1.1 What is data serialization?
Serialized data is data stored in binary format. In software terms that means that instead of reading and writing text data, we are instead working with bytes. For a more detailed explanation of serialization you can refer to the wikipedia page.
1.2 Where does Automation apply serialization?
There are a few ways Automation uses serialized data. For example, .car files consist entirely of serialized data. Another place you will see serialization is in some columns of the database. Such columns include, but are not limited to, fixtures, paints and tech pool.
2. Reading and writing Automation serialization
As stated above, serialized data is stored in binary. There are several ways to read bytes from data buffers or binary files. One way is to open the data in a hex editor. Beware however that most of the data is not exactly human-readable and you probably would not be having fun working with this data manually.
An optimal alternative is creating software that can read and write data in a way Automation understands.
2.1 Data types
When creating proprietary software for this purpose it is important to understand what data types Automation’s serialization uses as not all programming/coding languages support some of them.
The following table displays all data types you may encounter when working with Automation’s serialized data:
Type | Size | Description |
---|---|---|
Int32 | 4 Bytes | A standard integer with no floating point, is not used for values, rather used in pair with other data types |
Double | 8 Bytes | A floating point number representing all numeric values, you may find terms "Double" and "Numeric" being used interchangeably further on |
UTF-8 Char | 1 Byte* | A simple character. Used as data identifiers for defining how data should be read. An array of characters makes for a string. A string may be of indefinite size |
Boolean | 1 Byte | A true/false value. Represented in bytes 0x30 for false and 0x31 for true |
2.2 Data identifiers
Serialization used in Automation does not have a strict structure or an order of data. This means certain identifiers need to be used to define how to read provided data. Identifiers are represented by single characters and say how to read data that comes right after them. The following table displays data identifiers you may encounter in Automation.

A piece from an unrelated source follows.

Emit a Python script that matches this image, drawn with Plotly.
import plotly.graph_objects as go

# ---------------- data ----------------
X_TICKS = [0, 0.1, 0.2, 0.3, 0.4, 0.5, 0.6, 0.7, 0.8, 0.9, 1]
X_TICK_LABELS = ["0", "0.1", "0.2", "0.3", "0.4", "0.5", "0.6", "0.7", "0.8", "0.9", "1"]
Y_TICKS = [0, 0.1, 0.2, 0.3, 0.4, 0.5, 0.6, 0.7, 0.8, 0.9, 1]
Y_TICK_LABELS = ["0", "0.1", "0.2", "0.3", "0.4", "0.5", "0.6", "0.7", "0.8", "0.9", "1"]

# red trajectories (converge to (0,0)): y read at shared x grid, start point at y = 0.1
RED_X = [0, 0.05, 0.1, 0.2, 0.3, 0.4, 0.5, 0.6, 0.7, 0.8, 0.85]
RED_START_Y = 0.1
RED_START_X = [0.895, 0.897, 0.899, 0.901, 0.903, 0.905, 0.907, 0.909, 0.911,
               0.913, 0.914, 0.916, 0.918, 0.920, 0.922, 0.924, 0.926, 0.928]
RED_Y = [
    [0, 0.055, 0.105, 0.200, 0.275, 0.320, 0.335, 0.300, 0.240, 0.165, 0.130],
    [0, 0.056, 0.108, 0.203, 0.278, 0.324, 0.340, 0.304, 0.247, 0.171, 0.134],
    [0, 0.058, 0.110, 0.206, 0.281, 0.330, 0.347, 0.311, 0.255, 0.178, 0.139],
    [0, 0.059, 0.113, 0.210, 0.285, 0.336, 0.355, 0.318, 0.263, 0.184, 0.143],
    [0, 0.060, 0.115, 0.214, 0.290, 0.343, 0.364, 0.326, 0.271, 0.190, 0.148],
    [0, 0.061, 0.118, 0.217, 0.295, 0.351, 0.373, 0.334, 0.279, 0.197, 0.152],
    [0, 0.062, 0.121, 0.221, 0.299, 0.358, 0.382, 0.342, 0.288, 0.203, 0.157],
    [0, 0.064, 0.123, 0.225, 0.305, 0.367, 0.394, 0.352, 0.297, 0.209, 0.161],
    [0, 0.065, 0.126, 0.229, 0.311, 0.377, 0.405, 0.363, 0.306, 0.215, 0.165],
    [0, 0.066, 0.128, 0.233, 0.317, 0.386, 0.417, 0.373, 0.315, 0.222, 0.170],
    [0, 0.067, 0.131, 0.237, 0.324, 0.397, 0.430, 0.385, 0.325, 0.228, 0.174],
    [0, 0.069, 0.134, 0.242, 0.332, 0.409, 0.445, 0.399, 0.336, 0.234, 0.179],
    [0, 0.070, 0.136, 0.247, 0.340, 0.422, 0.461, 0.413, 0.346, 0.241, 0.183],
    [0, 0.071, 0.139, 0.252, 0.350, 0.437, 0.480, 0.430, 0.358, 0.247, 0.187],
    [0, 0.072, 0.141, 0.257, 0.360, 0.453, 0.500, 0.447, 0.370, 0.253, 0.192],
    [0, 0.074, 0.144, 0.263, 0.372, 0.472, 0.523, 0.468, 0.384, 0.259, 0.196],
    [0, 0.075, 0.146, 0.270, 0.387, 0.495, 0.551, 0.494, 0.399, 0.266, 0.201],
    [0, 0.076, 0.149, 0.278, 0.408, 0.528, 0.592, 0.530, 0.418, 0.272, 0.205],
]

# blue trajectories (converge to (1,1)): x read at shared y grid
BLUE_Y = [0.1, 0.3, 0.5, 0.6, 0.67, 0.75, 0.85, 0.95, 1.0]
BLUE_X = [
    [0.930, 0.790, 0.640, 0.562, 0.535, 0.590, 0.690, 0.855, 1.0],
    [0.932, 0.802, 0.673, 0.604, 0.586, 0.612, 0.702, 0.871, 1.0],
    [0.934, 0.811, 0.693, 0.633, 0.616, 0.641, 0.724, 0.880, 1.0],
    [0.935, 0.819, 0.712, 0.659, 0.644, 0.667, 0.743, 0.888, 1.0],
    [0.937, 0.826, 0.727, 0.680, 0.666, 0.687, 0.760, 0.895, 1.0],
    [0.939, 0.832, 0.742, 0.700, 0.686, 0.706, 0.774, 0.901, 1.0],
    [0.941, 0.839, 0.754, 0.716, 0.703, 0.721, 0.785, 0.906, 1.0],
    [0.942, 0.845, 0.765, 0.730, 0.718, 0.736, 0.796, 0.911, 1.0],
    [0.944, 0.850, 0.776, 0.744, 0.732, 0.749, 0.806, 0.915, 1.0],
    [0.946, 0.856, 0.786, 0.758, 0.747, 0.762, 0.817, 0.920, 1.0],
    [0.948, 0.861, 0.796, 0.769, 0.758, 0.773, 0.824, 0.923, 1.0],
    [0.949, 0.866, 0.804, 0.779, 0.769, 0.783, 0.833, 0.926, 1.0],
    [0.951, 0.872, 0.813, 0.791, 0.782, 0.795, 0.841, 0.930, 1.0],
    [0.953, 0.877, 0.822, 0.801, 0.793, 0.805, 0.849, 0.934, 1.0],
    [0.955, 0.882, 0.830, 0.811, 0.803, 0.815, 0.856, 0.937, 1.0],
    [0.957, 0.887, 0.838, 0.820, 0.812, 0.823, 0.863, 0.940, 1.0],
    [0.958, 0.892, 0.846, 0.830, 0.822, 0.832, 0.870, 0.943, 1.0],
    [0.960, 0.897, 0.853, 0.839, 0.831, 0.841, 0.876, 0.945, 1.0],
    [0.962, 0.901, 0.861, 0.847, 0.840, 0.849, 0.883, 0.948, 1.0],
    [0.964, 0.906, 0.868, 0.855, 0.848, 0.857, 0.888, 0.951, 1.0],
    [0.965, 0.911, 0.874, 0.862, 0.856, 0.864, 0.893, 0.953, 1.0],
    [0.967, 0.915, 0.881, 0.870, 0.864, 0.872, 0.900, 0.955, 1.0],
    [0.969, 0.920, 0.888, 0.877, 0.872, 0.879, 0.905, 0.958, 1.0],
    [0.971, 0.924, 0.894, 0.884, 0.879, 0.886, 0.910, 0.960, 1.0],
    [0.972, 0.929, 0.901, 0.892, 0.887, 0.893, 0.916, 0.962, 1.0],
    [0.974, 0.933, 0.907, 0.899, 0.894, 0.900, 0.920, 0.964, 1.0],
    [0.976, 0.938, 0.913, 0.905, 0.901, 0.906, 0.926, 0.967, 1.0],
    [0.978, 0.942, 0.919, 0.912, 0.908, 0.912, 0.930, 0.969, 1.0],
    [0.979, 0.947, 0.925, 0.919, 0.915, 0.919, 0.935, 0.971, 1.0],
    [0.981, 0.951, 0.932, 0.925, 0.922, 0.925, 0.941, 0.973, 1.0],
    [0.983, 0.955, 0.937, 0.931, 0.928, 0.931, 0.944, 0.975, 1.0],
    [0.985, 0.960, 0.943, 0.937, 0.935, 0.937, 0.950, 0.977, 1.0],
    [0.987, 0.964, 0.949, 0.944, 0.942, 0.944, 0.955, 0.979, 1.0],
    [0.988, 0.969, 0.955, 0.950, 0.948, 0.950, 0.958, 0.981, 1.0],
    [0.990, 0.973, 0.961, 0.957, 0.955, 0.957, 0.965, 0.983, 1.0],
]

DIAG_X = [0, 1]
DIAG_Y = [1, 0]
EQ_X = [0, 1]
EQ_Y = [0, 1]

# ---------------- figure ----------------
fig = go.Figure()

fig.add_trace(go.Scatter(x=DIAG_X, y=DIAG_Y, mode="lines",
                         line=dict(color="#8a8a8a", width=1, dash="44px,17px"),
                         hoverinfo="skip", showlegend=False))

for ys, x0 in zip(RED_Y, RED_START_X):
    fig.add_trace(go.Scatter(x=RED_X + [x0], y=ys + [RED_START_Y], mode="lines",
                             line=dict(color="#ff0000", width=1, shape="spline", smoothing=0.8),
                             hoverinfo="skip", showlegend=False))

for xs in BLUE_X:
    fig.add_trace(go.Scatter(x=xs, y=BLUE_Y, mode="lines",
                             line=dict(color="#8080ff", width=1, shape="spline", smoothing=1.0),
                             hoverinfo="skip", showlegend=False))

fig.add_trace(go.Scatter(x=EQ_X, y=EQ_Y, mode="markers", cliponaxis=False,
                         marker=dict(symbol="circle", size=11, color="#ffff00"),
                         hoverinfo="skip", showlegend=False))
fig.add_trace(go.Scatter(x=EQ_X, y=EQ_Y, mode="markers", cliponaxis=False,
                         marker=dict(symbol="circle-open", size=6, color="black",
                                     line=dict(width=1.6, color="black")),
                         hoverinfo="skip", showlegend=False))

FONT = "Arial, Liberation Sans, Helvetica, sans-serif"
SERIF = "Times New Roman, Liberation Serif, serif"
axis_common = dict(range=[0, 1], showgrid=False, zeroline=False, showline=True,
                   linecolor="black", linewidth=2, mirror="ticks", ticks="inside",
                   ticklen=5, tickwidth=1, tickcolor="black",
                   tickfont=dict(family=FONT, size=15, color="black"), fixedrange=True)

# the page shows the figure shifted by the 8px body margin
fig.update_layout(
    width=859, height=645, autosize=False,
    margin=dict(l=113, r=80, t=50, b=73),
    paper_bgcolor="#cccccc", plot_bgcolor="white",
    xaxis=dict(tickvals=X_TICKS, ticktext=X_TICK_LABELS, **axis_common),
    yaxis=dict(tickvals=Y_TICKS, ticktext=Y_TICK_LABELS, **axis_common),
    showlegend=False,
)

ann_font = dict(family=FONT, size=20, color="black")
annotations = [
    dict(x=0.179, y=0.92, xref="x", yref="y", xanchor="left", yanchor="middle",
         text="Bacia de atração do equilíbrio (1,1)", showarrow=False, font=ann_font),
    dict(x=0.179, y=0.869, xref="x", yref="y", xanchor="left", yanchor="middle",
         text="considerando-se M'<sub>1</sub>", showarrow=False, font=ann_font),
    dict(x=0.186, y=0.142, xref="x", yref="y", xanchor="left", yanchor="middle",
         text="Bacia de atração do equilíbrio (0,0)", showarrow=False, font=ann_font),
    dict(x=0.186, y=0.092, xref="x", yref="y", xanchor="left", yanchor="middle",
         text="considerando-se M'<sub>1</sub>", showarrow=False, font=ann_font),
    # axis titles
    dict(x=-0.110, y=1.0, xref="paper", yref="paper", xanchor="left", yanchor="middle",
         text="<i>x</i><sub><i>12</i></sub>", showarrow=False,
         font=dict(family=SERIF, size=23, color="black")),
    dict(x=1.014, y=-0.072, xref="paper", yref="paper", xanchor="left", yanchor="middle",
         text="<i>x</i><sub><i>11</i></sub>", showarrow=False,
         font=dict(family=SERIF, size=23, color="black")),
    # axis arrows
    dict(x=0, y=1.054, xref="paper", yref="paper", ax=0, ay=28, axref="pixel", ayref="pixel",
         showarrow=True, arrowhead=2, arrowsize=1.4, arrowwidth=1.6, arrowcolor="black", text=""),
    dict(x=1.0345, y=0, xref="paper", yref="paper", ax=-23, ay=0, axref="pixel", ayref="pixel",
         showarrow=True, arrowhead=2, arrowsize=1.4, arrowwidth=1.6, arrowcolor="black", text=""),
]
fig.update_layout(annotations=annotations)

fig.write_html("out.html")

Identifier | Data | Description |
---|---|---|
T (0x54) | Table | Tables are dictionaries that contain all the data included in serialization. The identifier is followed by two Int32s which define how many items there are in the table. Only one of the two seems to ever have a value, thus the other one can be ignored. More information about tables can be found further below |
N (0x4E) | Numeric | The identifier is directly followed with Double value |
S (0x53) | String | Strings are used for defining keys and values of the table. The identifier is followed by an Int32 which defines the length of the string, which is subsequently followed by a number of UTF-8 characters, the amount of characters is equal to the size |
2.3 Tables
All serialized data is nested into tables. Tables are dictionaries. Dictionaries contain pairs of keys and values. In Automation’s serialization both keys and values can be of any type. There are 2 types of tables used by Automation that you may find:
- Top level, tables which are meant to be treated separately
- Nested tables, which are represented as a value of another table
Examples of top level tables include .car files and some items such as fixtures, tech pool, paints etc. Top level tables are not values by themselves and thus do not directly have a key, instead their identifiers are preceded by a byte of 0x01 (However they will technically have a key if they are stored as string values). In .car files, other than the main container itself, such tables are represented as string values.

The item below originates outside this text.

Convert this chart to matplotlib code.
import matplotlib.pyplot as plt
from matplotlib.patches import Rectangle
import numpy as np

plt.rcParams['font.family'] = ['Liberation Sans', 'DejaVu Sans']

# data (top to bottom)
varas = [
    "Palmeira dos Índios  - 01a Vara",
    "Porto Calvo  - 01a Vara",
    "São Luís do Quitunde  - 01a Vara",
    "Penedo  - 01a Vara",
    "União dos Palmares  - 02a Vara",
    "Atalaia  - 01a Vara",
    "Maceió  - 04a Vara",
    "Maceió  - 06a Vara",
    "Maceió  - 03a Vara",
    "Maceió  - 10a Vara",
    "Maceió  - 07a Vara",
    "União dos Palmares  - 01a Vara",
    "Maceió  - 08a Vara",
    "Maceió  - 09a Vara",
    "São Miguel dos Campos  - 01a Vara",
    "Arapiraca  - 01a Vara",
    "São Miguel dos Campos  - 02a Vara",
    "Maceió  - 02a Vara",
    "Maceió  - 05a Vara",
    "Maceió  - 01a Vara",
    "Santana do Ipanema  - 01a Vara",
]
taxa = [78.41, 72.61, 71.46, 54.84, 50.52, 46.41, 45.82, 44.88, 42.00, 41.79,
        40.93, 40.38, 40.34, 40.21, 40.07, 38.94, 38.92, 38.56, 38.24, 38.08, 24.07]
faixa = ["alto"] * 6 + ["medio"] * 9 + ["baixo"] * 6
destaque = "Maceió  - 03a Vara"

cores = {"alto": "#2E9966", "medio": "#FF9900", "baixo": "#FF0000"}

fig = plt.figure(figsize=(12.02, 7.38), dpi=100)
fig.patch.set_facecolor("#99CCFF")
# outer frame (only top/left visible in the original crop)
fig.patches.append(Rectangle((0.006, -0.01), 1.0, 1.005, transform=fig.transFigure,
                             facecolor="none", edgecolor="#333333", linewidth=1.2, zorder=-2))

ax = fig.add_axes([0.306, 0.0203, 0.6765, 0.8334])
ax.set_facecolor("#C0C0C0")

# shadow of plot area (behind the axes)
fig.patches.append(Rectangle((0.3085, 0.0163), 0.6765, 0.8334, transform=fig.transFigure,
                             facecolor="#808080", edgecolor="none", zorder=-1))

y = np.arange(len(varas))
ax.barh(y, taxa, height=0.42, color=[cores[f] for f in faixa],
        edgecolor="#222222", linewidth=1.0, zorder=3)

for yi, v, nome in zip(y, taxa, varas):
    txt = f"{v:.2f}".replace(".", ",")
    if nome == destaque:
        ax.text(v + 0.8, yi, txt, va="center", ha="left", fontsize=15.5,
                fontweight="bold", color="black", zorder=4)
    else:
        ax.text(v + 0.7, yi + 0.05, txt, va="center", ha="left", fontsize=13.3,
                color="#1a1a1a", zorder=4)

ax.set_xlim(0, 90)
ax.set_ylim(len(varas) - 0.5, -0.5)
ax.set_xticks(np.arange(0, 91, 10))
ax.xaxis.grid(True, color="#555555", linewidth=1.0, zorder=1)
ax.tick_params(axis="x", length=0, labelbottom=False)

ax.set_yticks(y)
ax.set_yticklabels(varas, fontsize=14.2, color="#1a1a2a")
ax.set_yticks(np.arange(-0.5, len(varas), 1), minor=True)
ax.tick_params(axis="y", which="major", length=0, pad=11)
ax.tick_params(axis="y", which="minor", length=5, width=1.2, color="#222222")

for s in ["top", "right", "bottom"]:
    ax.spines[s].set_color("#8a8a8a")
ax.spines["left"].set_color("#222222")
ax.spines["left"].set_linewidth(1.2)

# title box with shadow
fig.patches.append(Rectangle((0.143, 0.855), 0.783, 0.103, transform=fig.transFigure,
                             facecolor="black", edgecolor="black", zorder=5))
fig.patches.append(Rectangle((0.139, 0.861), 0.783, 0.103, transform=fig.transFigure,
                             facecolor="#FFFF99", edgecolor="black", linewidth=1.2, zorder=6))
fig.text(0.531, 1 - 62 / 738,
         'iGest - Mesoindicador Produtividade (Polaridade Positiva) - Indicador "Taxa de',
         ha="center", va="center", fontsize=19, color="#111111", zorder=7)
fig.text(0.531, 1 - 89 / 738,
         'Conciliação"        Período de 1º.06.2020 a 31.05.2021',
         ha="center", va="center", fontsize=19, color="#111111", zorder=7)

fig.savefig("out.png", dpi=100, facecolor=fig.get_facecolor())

Nested tables are values that have a key and they are not saved as strings. Examples of such tables may be found in .car files, where the data is split into such tables as models, trims, families, variants.
The identifier is followed with 2 Int32s, one of which always remains 0 and the other one defines the size of the table. Which one of the two is which varies but only one ever has a non-zero value.
The size definition of the table counts pairs of keys and values inside the table (1 pair = 1), not the byte size.
Conclusion
The provided information is the fundamental knowledge about Automation’s serialization which should be enough to start working with the data. All that is left is choosing a fitting programming language and making your own software to handle any of Automation’s serialized data. Unless you are still settled on manually editing everything in a hex editor, in which case, bless your soul.